We’ve heard this before but not in a long time.
Keeping diplomatic developments coming at a head-snapping pace, the South Korean government said on Sunday that North Korea’s leader, Kim Jong-un, had told President Moon Jae-in that he would abandon his nuclear weapons if the United States agreed to formally end the Korean War and promise not to invade his country.
What’s different?
Mr. Kim visited South Korea. That’s never happened. Mr. Kim visited with the US Sec. of State and is meeting the US President. That’ never happened. Oh, and Mr. Trump never pandered, called Kim’s bluff, escalated the US presence, and dared North Korea to flinch. But does any of that change anything?
It might. China claims that North Korea’s underground test facility collapsed and may be leaking radiation.
Chinese geologists claim in a new study that the mountain above North Korea’s main nuclear test site collapsed in September, rendering the area unsafe for further testing because of possible radiation leaks — a finding that may shed a different light on Kim Jong Un’s announcement that his country was ceasing its nuclear testing program.
And it is a good bet that China, which is a scant 60 miles from the collapsed test site, isn’t happy. And so we get diplomacy.
A South Korean government spokesman, Yoon Young-chan, provided remarkable details of a summit meeting the two Korean heads of state held on Friday, when Mr.
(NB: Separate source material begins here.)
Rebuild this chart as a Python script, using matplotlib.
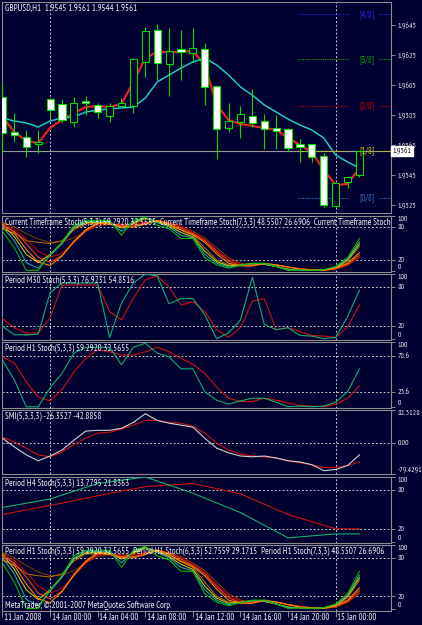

Kim made history by becoming the first North Korean leader to set foot in the South.
“I know the Americans are inherently disposed against us, but when they talk with us, they will see that I am not the kind of person who would shoot nuclear weapons to the south, over the Pacific or at the United States,” Mr. Kim told Mr. Moon, according to Mr. Yoon’s account.
Unless you have a short memory, Kim Jong Un has been nothing, but the sort disposed to saying he’d send his weapons hither an yon. That was before his mountain fell, making it easy for him to say they will conduct no more tests.
Which brings us back to the beginning. We’ve heard this before. If we get past words to deeds, well that, will be something.